E il re del giavellotto sbocciò con la Dad
mercoledì 25 novembre 2020
Dopo un lungo silenzio Thomas Bach, presidente del Comitato olimpico internazionale, è tornato a parlare dei Giochi di Tokyo in calendario per la prossima estate. Lo ha fatto nel corso del summit G20, in Arabia Saudita, lodando la determinazione del Giappone, presentando le Olimpiadi del 2021 come un simbolo di resilienza e di unità planetaria e annunciando una campagna mondiale del Cio a favore della vaccinazione anti-Covid. Tutte notizie che ci danno speranza, pur senza sottovalutare le gigantesche difficoltà cui è sottoposto, ovunque, chi si sta allenando per coronare il proprio sogno olimpico. C'è una meravigliosa storia che può essere di ispirazione per quegli atleti a cui tutto, oggi, appare così complicato. Una storia che nasce nella tribù Nandi, in Kenya, la terra dei mezzofondisti e dei maratoneti, la terra di chi corre.
Il protagonista di questa storia, tuttavia, è un ragazzo troppo pesante per la corsa, non ha molto a che spartire con i grandi atleti ed eroi nazionali. A Julius Yego, più che correre, piace guardare i ragazzi scagliare lontano dei bastoni: il suo è un colpo di fulmine per il giavellotto. Il problema è che in Kenya non c'è niente. Non solo non ci sono allenatori per giavellottisti, ma non si trovano neanche giavellotti regolamentari. Nel 2004 è un ragazzo di quindici anni che guarda i Giochi Olimpici di Atene e si innamora definitivamente della disciplina. Entra in un cibercafè e incomincia a studiare su YouTube la tecnica dei grandi lanciatori nord-europei. Li guarda e inizia ad allenarsi così, per mimesi, studiando da autodidatta la tecnica di lancio. Arrivano i primi risultati, tanto da suscitare l'interesse della Federazione mondiale di atletica leggera, che lo invita, nell'inverno del 2011, ad allenarsi in Finlandia, nel centro di preparazione olimpica di Kuortane, la Silicon Valley del giavellotto.

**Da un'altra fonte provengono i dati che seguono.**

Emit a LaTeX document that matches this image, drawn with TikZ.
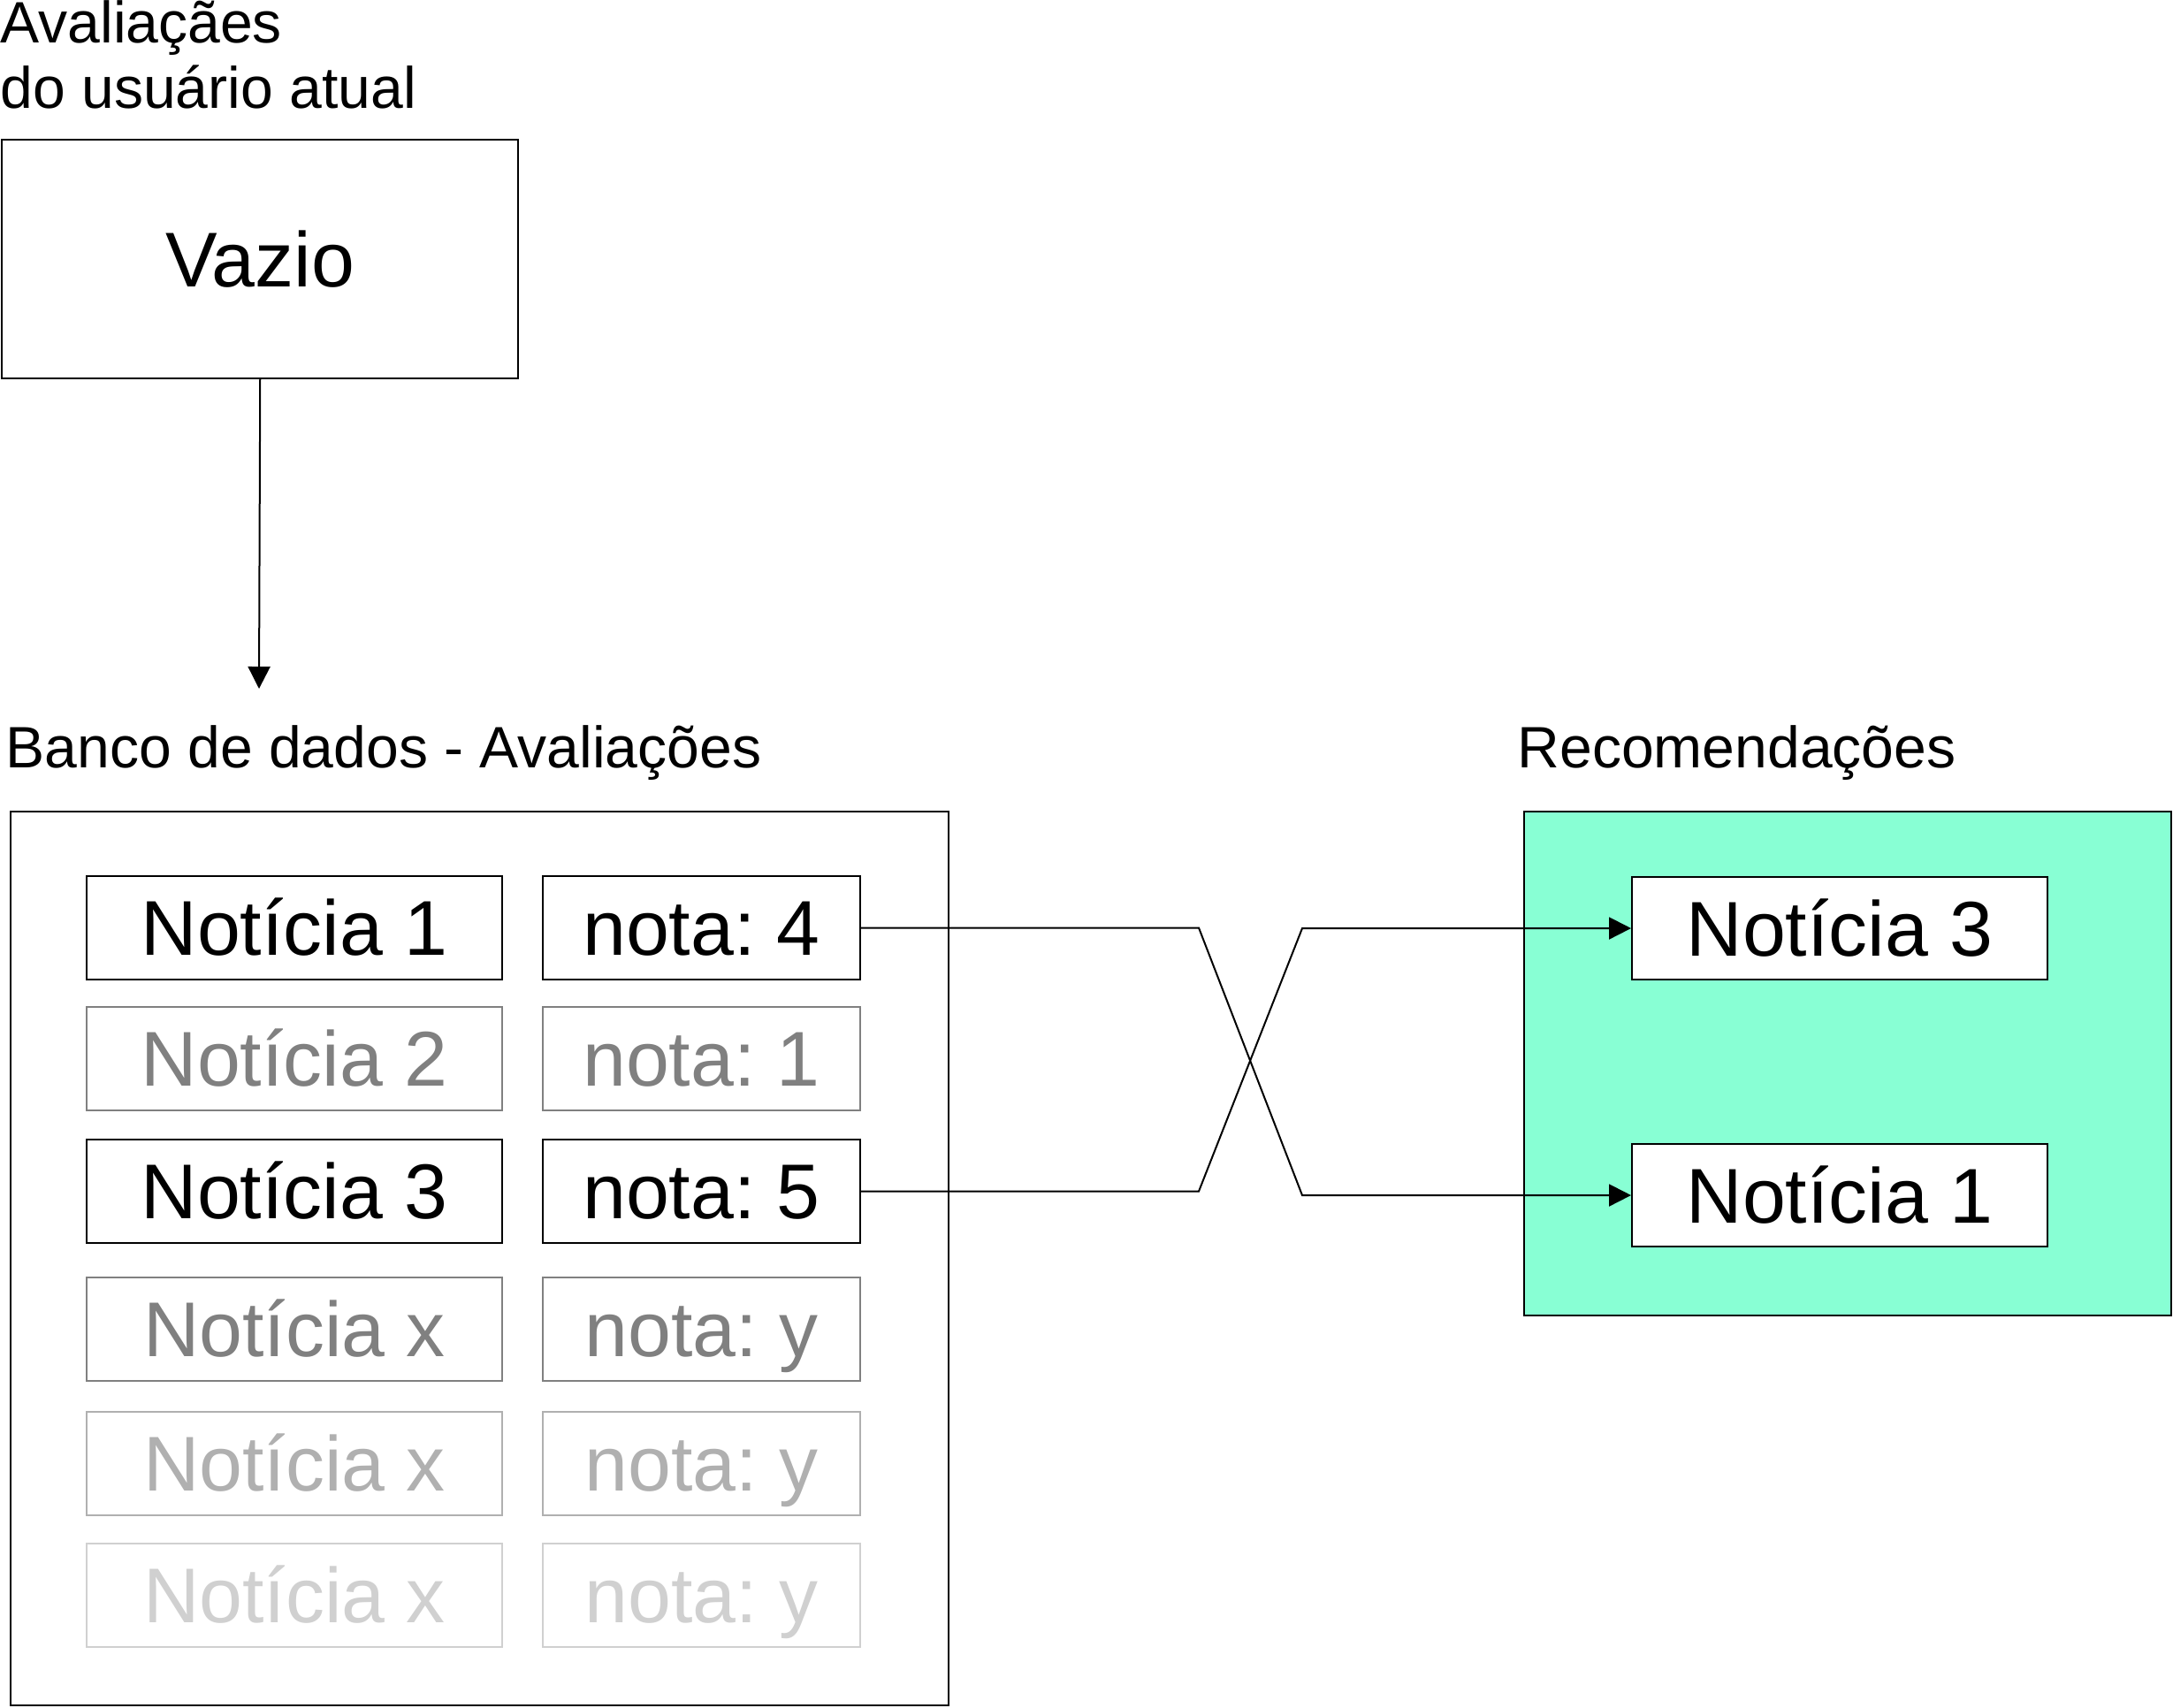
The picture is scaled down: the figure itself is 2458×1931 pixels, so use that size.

Un keniano nell'inverno finlandese stupisce un po' tutti ma lui è lì per correre dietro al suo sogno non bada al freddo, alla neve, alla lunghissima notte scandinava. A Kuortane si allena di fianco a Tero Pitkämäki, uno di quei campioni che studiava su internet. Hanno lo stesso coach e tutti mettono Julius nelle condizioni migliori, gli insegnano tutto. È un talento pazzesco, un fiore sbocciato nel posto più imprevisto e lì, a Kuortane, l'amore per lo sport è talmente grande che non c'è spazio per nessuna gelosia o segreto. Julius Yego partecipa alle Giochi olimpici di Londra, dove arriva dodicesimo e sembra già una fiaba. Tre anni dopo, nello Stadio di Pechino, quella fiaba si completa nel momento in cui Julius scaglia il giavellotto a 92,72 metri di distanza e diventa campione del mondo. Sul podio, due gradini più in basso, Tero Pitkämäki, proprio quel nome digitato tante volte su YouTube.
Yego sfiorerà una delle imprese più colossali della storia dei Giochi Olimpici a Rio, nel 2016, arrivando secondo. “Quando lancio e vedo il giavellotto volare verso il cielo, sono felice” ripete spesso Mr. Youtube man, così come tutti chiamano Julius. Questo keniano, diventato campione in una specialità nordica contro ogni pronostico e grazie a una sorta di didattica a distanza, possa essere simbolo e ispirazione per tutti gli atleti che oggi hanno un sogno e un percorso così meraviglioso e complicato verso Tokyo 2021.